Al-Latif (Maha Lembut)
Al-Latif memiliki dua makna yang saling melengkapi: Yang Maha Lembut dan Yang Maha Mengetahui hal-hal yang terhalus. Kelembutan-Nya terasa saat pertolongan-Nya datang dari arah yang tidak terduga, menyelesaikan masalah kita dengan cara yang halus dan nyaris tak terasa. Dia mengetahui kebutuhan kita yang paling tersembunyi, bahkan yang tidak mampu kita ungkapkan dengan kata-kata.
Meneladani Al-Latif berarti mengembangkan sifat kelembutan dalam interaksi kita. Ini adalah antitesis dari sikap kasar, keras, dan frontal. Kelembutan tercermin dalam cara kita menasihati orang lain, yaitu dengan bijaksana dan tidak di depan umum yang dapat mempermalukannya. Kelembutan tampak dalam cara kita mendidik anak, lebih mengedepankan persuasi dan teladan daripada bentakan dan hukuman. Dalam pergaulan, orang yang lembut adalah pribadi yang peka terhadap perasaan orang lain, berhati-hati dalam berbicara agar tidak menyinggung, dan mampu menjadi pendengar yang baik. Kelembutan adalah kekuatan yang mampu melunakkan hati yang keras dan membuka pintu komunikasi yang buntu. Ia adalah senjata ampuh dalam dakwah dan dalam membangun hubungan yang harmonis.

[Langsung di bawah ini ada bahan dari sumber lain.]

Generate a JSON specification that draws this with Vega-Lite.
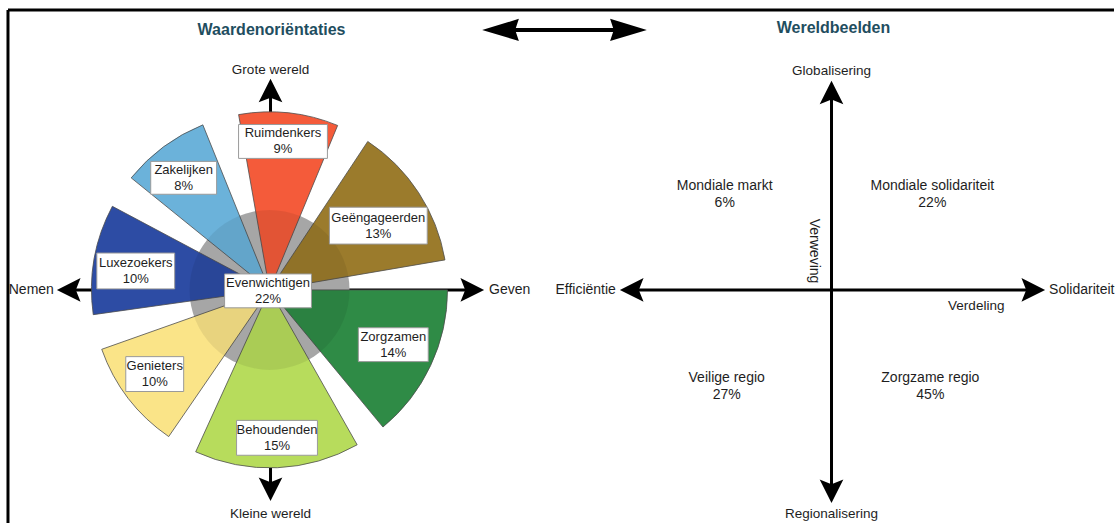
{
  "$schema": "https://vega.github.io/schema/vega-lite/v6.json",
  "width": 1116,
  "height": 525,
  "autosize": {"type": "fit", "contains": "padding"},
  "padding": 0,
  "background": "white",
  "config": {"view": {"stroke": null}, "text": {"font": "Liberation Sans"}},
  "datasets": {
    "frame": [
      {"x": 8, "y": 10, "x2": 1116, "y2": 10},
      {"x": 8, "y": 10, "x2": 8, "y2": 525}
    ],
    "axes": [
      {"x": 62, "y": 291, "x2": 480, "y2": 291},
      {"x": 271, "y": 84, "x2": 271, "y2": 499},
      {"x": 626, "y": 291, "x2": 1042, "y2": 291},
      {"x": 833, "y": 86, "x2": 833, "y2": 500}
    ],
    "topline": [{"x": 492, "y": 30, "x2": 640, "y2": 30}],
    "heads": [
      {"x": 57, "y": 291, "dir": 270},
      {"x": 485, "y": 291, "dir": 90},
      {"x": 271, "y": 79, "dir": 0},
      {"x": 271, "y": 503, "dir": 180},
      {"x": 621, "y": 291, "dir": 270},
      {"x": 1047, "y": 291, "dir": 90},
      {"x": 833, "y": 81, "dir": 0},
      {"x": 833, "y": 505, "dir": 180}
    ],
    "topheads": [
      {"x": 483, "y": 30, "dir": 270},
      {"x": 648, "y": 30, "dir": 90}
    ],
    "disc": [{"name": "Evenwichtigen", "t0": 0, "t1": 360, "r": 80, "cx": 270, "cy": 291}],
    "sectors": [
      {"name": "Ruimdenkers", "t0": -10, "t1": 22.5, "r": 178, "cx": 270, "cy": 291},
      {"name": "Zakelijken", "t0": -51, "t1": -22, "r": 178, "cx": 270, "cy": 291},
      {"name": "Luxezoekers", "t0": -98, "t1": -62, "r": 178, "cx": 270, "cy": 291},
      {"name": "Geëngageerden", "t0": 33.5, "t1": 80.3, "r": 178, "cx": 270, "cy": 291},
      {"name": "Zorgzamen", "t0": 90, "t1": 140.4, "r": 178, "cx": 270, "cy": 291},
      {"name": "Behoudenden", "t0": 150.5, "t1": 204.5, "r": 178, "cx": 270, "cy": 291},
      {"name": "Genieters", "t0": 214.5, "t1": 250.5, "r": 178, "cx": 270, "cy": 291}
    ],
    "boxes": [
      {"lbl": "Ruimdenkers\n9%", "x1": 239, "x2": 328, "y1": 125, "y2": 159, "lx": 283.5, "ly": 142},
      {"lbl": "Zakelijken\n8%", "x1": 151, "x2": 217, "y1": 162, "y2": 195, "lx": 184, "ly": 178.5},
      {"lbl": "Luxezoekers\n10%", "x1": 97, "x2": 175, "y1": 254, "y2": 290, "lx": 136, "ly": 272},
      {"lbl": "Evenwichtigen\n22%", "x1": 225, "x2": 312, "y1": 275, "y2": 309, "lx": 268.5, "ly": 292},
      {"lbl": "Geëngageerden\n13%", "x1": 330, "x2": 428, "y1": 208, "y2": 245, "lx": 379, "ly": 226.5},
      {"lbl": "Zorgzamen\n14%", "x1": 359, "x2": 429, "y1": 329, "y2": 363, "lx": 394, "ly": 346},
      {"lbl": "Behoudenden\n15%", "x1": 237, "x2": 318, "y1": 422, "y2": 457, "lx": 277.5, "ly": 439.5},
      {"lbl": "Genieters\n10%", "x1": 126, "x2": 184, "y1": 358, "y2": 393, "lx": 155, "ly": 375.5}
    ],
    "titles": [
      {"txt": "Waardenoriëntaties", "x": 272, "y": 30},
      {"txt": "Wereldbeelden", "x": 835, "y": 28}
    ],
    "ctext": [
      {"txt": "Grote wereld", "x": 271, "y": 70},
      {"txt": "Kleine wereld", "x": 271, "y": 516},
      {"txt": "Globalisering", "x": 833, "y": 71},
      {"txt": "Regionalisering", "x": 833, "y": 516},
      {"txt": "Verdeling", "x": 978, "y": 307}
    ],
    "qtext": [
      {"txt": "Mondiale markt\n6%", "x": 726, "y": 195},
      {"txt": "Mondiale solidariteit\n22%", "x": 934, "y": 195},
      {"txt": "Veilige regio\n27%", "x": 728, "y": 388},
      {"txt": "Zorgzame regio\n45%", "x": 932, "y": 388}
    ],
    "ltext": [
      {"txt": "Geven", "x": 490, "y": 291},
      {"txt": "Solidariteit", "x": 1051, "y": 291}
    ],
    "rtext": [
      {"txt": "Nemen", "x": 54, "y": 291},
      {"txt": "Efficiëntie", "x": 617, "y": 291}
    ],
    "vtext": [{"txt": "Verweving", "x": 815, "y": 252}]
  },
  "layer": [
    {
      "data": {"name": "frame"},
      "mark": {"type": "rule", "strokeWidth": 3, "color": "black"},
      "encoding": {
        "x": {"field": "x", "type": "quantitative", "scale": {"domain": [0, 1116], "nice": false, "zero": false}, "axis": null},
        "y": {"field": "y", "type": "quantitative", "scale": {"domain": [0, 525], "reverse": true, "nice": false, "zero": false}, "axis": null},
        "x2": {"field": "x2"},
        "y2": {"field": "y2"}
      }
    },
    {
      "data": {"name": "axes"},
      "mark": {"type": "rule", "strokeWidth": 3, "color": "black"},
      "encoding": {
        "x": {"field": "x", "type": "quantitative", "scale": {"domain": [0, 1116], "nice": false, "zero": false}, "axis": null},
        "y": {"field": "y", "type": "quantitative", "scale": {"domain": [0, 525], "reverse": true, "nice": false, "zero": false}, "axis": null},
        "x2": {"field": "x2"},
        "y2": {"field": "y2"}
      }
    },
    {
      "data": {"name": "topline"},
      "mark": {"type": "rule", "strokeWidth": 4, "color": "black"},
      "encoding": {
        "x": {"field": "x", "type": "quantitative", "scale": {"domain": [0, 1116], "nice": false, "zero": false}, "axis": null},
        "y": {"field": "y", "type": "quantitative", "scale": {"domain": [0, 525], "reverse": true, "nice": false, "zero": false}, "axis": null},
        "x2": {"field": "x2"},
        "y2": {"field": "y2"}
      }
    },
    {
      "data": {"name": "disc"},
      "mark": {"type": "arc", "color": "#b3b3b3"},
      "encoding": {
        "x": {"field": "cx", "type": "quantitative", "scale": {"domain": [0, 1116], "nice": false, "zero": false}, "axis": null},
        "y": {"field": "cy", "type": "quantitative", "scale": {"domain": [0, 525], "reverse": true, "nice": false, "zero": false}, "axis": null},
        "theta": {"field": "t0", "type": "quantitative", "scale": {"type": "linear", "domain": [0, 360], "range": [0, 6.283185307179586], "zero": false}, "stack": null},
        "theta2": {"field": "t1"},
        "radius": {"field": "r", "type": "quantitative", "scale": {"type": "linear", "domain": [0, 525], "range": [0, 525], "zero": true}}
      }
    },
    {
      "data": {"name": "sectors"},
      "mark": {"type": "arc", "stroke": "#4d4d4d", "strokeWidth": 0.8, "opacity": 1},
      "encoding": {
        "x": {"field": "cx", "type": "quantitative", "scale": {"domain": [0, 1116], "nice": false, "zero": false}, "axis": null},
        "y": {"field": "cy", "type": "quantitative", "scale": {"domain": [0, 525], "reverse": true, "nice": false, "zero": false}, "axis": null},
        "theta": {"field": "t0", "type": "quantitative", "scale": {"type": "linear", "domain": [0, 360], "range": [0, 6.283185307179586], "zero": false}, "stack": null},
        "theta2": {"field": "t1"},
        "radius": {"field": "r", "type": "quantitative", "scale": {"type": "linear", "domain": [0, 525], "range": [0, 525], "zero": true}},
        "color": {
          "field": "name",
          "type": "nominal",
          "legend": null,
          "scale": {
            "domain": ["Ruimdenkers", "Zakelijken", "Luxezoekers", "Geëngageerden", "Zorgzamen", "Behoudenden", "Genieters"],
            "range": ["#f45b3a", "#6bb2da", "#2d4ca4", "#9b7b2c", "#2f8b46", "#b7dc5c", "#fae488"]
          }
        }
      }
    },
    {
      "data": {"name": "disc"},
      "mark": {"type": "arc", "color": "#000000", "opacity": 0.07},
      "encoding": {
        "x": {"field": "cx", "type": "quantitative", "scale": {"domain": [0, 1116], "nice": false, "zero": false}, "axis": null},
        "y": {"field": "cy", "type": "quantitative", "scale": {"domain": [0, 525], "reverse": true, "nice": false, "zero": false}, "axis": null},
        "theta": {"field": "t0", "type": "quantitative", "scale": {"type": "linear", "domain": [0, 360], "range": [0, 6.283185307179586], "zero": false}, "stack": null},
        "theta2": {"field": "t1"},
        "radius": {"field": "r", "type": "quantitative", "scale": {"type": "linear", "domain": [0, 525], "range": [0, 525], "zero": true}}
      }
    },
    {
      "data": {"name": "boxes"},
      "mark": {"type": "rect", "fill": "white", "stroke": "#9a9a9a", "strokeWidth": 1},
      "encoding": {
        "x": {"field": "x1", "type": "quantitative", "scale": {"domain": [0, 1116], "nice": false, "zero": false}, "axis": null},
        "x2": {"field": "x2"},
        "y": {"field": "y1", "type": "quantitative", "scale": {"domain": [0, 525], "reverse": true, "nice": false, "zero": false}, "axis": null},
        "y2": {"field": "y2"}
      }
    },
    {
      "data": {"name": "boxes"},
      "mark": {"type": "text", "fontSize": 13, "color": "#1e1e1e", "align": "center", "baseline": "middle", "lineBreak": "\n", "lineHeight": 16, "dy": -8},
      "encoding": {
        "x": {"field": "lx", "type": "quantitative", "scale": {"domain": [0, 1116], "nice": false, "zero": false}, "axis": null},
        "y": {"field": "ly", "type": "quantitative", "scale": {"domain": [0, 525], "reverse": true, "nice": false, "zero": false}, "axis": null},
        "text": {"field": "lbl", "type": "nominal"}
      }
    },
    {
      "data": {"name": "heads"},
      "mark": {"type": "point", "shape": "M0,0L1,2L0,1.6L-1,2Z", "filled": true, "color": "black", "opacity": 1, "size": 560, "strokeWidth": 0},
      "encoding": {
        "x": {"field": "x", "type": "quantitative", "scale": {"domain": [0, 1116], "nice": false, "zero": false}, "axis": null},
        "y": {"field": "y", "type": "quantitative", "scale": {"domain": [0, 525], "reverse": true, "nice": false, "zero": false}, "axis": null},
        "angle": {"field": "dir", "type": "quantitative", "scale": null}
      }
    },
    {
      "data": {"name": "topheads"},
      "mark": {"type": "point", "shape": "M0,0L0.9,3L0,2.7L-0.9,3Z", "filled": true, "color": "black", "opacity": 1, "size": 600, "strokeWidth": 0},
      "encoding": {
        "x": {"field": "x", "type": "quantitative", "scale": {"domain": [0, 1116], "nice": false, "zero": false}, "axis": null},
        "y": {"field": "y", "type": "quantitative", "scale": {"domain": [0, 525], "reverse": true, "nice": false, "zero": false}, "axis": null},
        "angle": {"field": "dir", "type": "quantitative", "scale": null}
      }
    },
    {
      "data": {"name": "titles"},
      "mark": {"type": "text", "fontSize": 16, "fontWeight": "bold", "color": "#1f4e5f", "align": "center", "baseline": "middle"},
      "encoding": {
        "x": {"field": "x", "type": "quantitative", "scale": {"domain": [0, 1116], "nice": false, "zero": false}, "axis": null},
        "y": {"field": "y", "type": "quantitative", "scale": {"domain": [0, 525], "reverse": true, "nice": false, "zero": false}, "axis": null},
        "text": {"field": "txt", "type": "nominal"}
      }
    },
    {
      "data": {"name": "ctext"},
      "mark": {"type": "text", "fontSize": 13.5, "color": "#1e1e1e", "align": "center", "baseline": "middle"},
      "encoding": {
        "x": {"field": "x", "type": "quantitative", "scale": {"domain": [0, 1116], "nice": false, "zero": false}, "axis": null},
        "y": {"field": "y", "type": "quantitative", "scale": {"domain": [0, 525], "reverse": true, "nice": false, "zero": false}, "axis": null},
        "text": {"field": "txt", "type": "nominal"}
      }
    },
    {
      "data": {"name": "qtext"},
      "mark": {"type": "text", "fontSize": 14, "color": "#1e1e1e", "align": "center", "baseline": "middle", "lineBreak": "\n", "lineHeight": 17, "dy": -8.5},
      "encoding": {
        "x": {"field": "x", "type": "quantitative", "scale": {"domain": [0, 1116], "nice": false, "zero": false}, "axis": null},
        "y": {"field": "y", "type": "quantitative", "scale": {"domain": [0, 525], "reverse": true, "nice": false, "zero": false}, "axis": null},
        "text": {"field": "txt", "type": "nominal"}
      }
    },
    {
      "data": {"name": "ltext"},
      "mark": {"type": "text", "fontSize": 14, "color": "#1e1e1e", "align": "left", "baseline": "middle"},
      "encoding": {
        "x": {"field": "x", "type": "quantitative", "scale": {"domain": [0, 1116], "nice": false, "zero": false}, "axis": null},
        "y": {"field": "y", "type": "quantitative", "scale": {"domain": [0, 525], "reverse": true, "nice": false, "zero": false}, "axis": null},
        "text": {"field": "txt", "type": "nominal"}
      }
    },
    {
      "data": {"name": "rtext"},
      "mark": {"type": "text", "fontSize": 14, "color": "#1e1e1e", "align": "right", "baseline": "middle"},
      "encoding": {
        "x": {"field": "x", "type": "quantitative", "scale": {"domain": [0, 1116], "nice": false, "zero": false}, "axis": null},
        "y": {"field": "y", "type": "quantitative", "scale": {"domain": [0, 525], "reverse": true, "nice": false, "zero": false}, "axis": null},
        "text": {"field": "txt", "type": "nominal"}
      }
    },
    {
      "data": {"name": "vtext"},
      "mark": {"type": "text", "fontSize": 14, "color": "#1e1e1e", "align": "center", "baseline": "middle", "angle": 90},
      "encoding": {
        "x": {"field": "x", "type": "quantitative", "scale": {"domain": [0, 1116], "nice": false, "zero": false}, "axis": null},
        "y": {"field": "y", "type": "quantitative", "scale": {"domain": [0, 525], "reverse": true, "nice": false, "zero": false}, "axis": null},
        "text": {"field": "txt", "type": "nominal"}
      }
    }
  ]
}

As-Salam (Maha Pemberi Kesejahteraan)
As-Salam adalah sumber dari segala kedamaian dan keselamatan. Surga disebut sebagai Dar As-Salam (Negeri Kedamaian) karena di sanalah kedamaian abadi berada, bebas dari segala penderitaan dan kebencian. Ucapan salam yang kita sebarkan adalah doa agar kedamaian dan keselamatan senantiasa menyertai sesama.
Keteladanan As-Salam adalah menjadi agen perdamaian di mana pun kita berada. Ini berarti kita harus menjadi pribadi yang dari lisan dan tangannya, orang lain merasa aman. Kita tidak mengganggu, tidak menyakiti, dan tidak menebar permusuhan. Sebaliknya, kita aktif mendamaikan orang yang berselisih, memaafkan orang yang bersalah kepada kita, dan menyebarkan atmosfer yang positif. Pribadi yang meneladani As-Salam memiliki kedamaian batin (inner peace) yang terpancar keluar. Hatinya damai karena ia berserah diri kepada Allah, dan kedamaian itu ia tularkan kepada lingkungannya. Ia adalah pembawa solusi, bukan pembuat masalah. Di tengah dunia yang penuh konflik dan ketegangan, menjadi cerminan As-Salam adalah kontribusi terbesar yang bisa kita berikan untuk menciptakan dunia yang lebih baik.
Perjalanan meneladani Asmaul Husna adalah sebuah proses seumur hidup. Ia adalah pendakian spiritual yang tiada henti menuju puncak kemanusiaan yang luhur. Setiap nama adalah bintang penunjuk arah, menerangi jalan kita dari kegelapan kebodohan menuju cahaya makrifat, dari akhlak yang tercela menuju karakter yang mulia. Dengan terus merenungi, menghayati, dan mengamalkan nilai-nilai yang terkandung di dalamnya, kita tidak hanya mendekatkan diri kepada Sang Pemilik Nama, tetapi juga mentransformasi diri menjadi rahmat bagi seluruh alam.